_Stated goal_
Reproduce, word for word, only the lines from the one containing "Rebuild this chart" through the one containing "plt.rcParams['font.weight'] = 'bold'", both included.

_A run of records_

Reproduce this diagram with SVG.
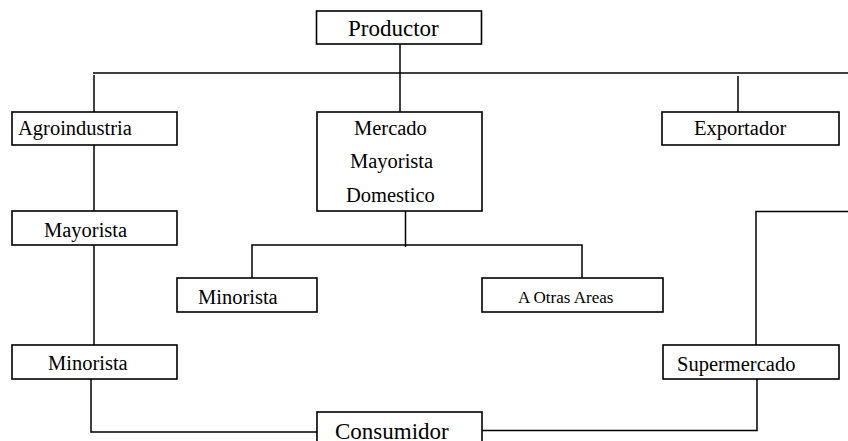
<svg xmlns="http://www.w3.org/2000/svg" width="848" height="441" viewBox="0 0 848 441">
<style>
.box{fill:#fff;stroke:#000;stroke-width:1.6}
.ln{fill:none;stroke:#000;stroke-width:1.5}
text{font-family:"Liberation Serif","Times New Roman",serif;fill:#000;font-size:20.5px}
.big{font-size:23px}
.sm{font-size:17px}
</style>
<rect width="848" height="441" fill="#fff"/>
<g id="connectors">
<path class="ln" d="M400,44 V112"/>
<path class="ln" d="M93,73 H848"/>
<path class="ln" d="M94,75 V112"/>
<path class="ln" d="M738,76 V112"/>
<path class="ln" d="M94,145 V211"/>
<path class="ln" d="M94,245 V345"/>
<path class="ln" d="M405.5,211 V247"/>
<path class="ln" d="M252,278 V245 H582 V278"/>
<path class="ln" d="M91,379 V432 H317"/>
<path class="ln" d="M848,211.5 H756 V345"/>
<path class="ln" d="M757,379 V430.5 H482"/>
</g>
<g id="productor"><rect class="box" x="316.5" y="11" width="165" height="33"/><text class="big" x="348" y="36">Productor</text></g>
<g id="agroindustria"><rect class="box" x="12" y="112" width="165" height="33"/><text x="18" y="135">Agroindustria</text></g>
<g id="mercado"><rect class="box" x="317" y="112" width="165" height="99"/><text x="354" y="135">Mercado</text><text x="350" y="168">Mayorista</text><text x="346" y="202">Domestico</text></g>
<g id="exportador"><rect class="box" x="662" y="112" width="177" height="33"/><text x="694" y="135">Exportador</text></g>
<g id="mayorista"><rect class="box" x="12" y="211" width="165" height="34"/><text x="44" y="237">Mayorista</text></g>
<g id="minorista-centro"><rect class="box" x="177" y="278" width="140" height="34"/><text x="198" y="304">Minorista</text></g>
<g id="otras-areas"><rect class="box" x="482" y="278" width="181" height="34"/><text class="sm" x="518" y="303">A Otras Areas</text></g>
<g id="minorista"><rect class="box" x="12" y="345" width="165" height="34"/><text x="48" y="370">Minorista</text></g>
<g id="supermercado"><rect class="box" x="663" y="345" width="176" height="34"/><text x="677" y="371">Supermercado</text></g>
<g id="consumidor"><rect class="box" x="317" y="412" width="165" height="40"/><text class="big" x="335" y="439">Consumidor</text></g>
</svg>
...
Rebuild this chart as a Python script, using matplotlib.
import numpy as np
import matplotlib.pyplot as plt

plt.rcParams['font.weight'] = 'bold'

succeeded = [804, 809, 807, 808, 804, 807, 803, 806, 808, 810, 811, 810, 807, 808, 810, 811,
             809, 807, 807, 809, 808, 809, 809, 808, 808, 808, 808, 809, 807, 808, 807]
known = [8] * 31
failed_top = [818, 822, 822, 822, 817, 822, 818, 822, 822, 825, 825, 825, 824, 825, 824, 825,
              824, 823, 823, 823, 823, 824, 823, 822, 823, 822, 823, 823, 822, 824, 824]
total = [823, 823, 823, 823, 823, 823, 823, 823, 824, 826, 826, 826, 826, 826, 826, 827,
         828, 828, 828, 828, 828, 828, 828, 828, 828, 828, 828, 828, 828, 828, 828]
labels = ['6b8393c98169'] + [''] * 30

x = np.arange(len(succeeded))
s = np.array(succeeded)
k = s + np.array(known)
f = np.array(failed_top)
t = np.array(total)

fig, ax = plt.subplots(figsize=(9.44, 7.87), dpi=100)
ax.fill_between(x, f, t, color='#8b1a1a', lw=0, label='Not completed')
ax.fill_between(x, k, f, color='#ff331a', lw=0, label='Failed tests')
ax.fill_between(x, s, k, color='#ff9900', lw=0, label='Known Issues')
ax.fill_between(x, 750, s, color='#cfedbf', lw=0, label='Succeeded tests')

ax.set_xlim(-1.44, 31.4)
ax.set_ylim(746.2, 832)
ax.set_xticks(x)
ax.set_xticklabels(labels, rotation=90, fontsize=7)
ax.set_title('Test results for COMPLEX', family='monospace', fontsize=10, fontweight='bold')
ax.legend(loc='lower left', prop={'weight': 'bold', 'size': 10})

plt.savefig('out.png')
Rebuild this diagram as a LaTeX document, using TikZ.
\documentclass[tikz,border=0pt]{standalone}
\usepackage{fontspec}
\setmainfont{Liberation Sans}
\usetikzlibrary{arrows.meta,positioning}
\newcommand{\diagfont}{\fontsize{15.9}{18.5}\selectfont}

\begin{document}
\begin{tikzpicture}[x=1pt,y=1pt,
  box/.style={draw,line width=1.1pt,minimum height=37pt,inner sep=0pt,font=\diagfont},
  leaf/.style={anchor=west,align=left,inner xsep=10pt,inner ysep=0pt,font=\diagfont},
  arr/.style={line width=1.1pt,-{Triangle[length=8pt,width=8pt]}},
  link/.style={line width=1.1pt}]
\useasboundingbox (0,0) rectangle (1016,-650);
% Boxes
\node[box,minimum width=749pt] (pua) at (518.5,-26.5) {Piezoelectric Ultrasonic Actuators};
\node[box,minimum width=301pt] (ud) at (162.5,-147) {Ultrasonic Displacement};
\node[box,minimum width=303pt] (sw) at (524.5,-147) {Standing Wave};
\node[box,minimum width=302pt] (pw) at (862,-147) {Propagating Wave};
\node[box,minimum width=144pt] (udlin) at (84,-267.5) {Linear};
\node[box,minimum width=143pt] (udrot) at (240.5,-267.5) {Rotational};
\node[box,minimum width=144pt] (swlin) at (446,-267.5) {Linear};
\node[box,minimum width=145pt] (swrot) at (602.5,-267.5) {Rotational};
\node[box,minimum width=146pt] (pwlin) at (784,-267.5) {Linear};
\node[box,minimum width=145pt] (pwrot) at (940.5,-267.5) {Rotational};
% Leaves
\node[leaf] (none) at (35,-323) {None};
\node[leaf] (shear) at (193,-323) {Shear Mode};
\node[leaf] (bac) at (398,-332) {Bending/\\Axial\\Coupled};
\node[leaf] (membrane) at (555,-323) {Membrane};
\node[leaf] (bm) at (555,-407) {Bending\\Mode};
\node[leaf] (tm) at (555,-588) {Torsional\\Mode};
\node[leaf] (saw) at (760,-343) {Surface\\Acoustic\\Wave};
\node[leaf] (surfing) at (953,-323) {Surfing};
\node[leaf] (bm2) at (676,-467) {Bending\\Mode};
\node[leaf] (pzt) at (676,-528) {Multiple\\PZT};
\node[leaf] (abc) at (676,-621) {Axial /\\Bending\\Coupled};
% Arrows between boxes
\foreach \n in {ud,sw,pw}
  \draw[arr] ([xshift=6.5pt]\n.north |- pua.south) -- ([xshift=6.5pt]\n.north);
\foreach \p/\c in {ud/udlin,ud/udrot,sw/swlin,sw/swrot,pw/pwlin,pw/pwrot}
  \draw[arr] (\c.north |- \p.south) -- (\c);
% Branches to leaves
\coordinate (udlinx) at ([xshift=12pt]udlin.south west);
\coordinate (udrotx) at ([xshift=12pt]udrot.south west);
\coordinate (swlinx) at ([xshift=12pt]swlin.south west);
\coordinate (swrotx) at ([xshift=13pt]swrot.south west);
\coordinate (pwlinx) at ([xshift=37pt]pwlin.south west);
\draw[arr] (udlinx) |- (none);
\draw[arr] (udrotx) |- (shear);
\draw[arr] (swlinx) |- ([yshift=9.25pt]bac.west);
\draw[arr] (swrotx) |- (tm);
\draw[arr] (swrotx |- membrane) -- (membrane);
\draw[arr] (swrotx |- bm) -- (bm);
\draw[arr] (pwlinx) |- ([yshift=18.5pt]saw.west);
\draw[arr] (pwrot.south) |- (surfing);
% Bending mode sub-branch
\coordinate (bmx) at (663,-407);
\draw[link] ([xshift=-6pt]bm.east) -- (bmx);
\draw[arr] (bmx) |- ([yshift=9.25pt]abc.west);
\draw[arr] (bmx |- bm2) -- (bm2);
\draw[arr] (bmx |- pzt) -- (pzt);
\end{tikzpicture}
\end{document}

_Task response_
Rebuild this chart as a Python script, using matplotlib.
import numpy as np
import matplotlib.pyplot as plt

plt.rcParams['font.weight'] = 'bold'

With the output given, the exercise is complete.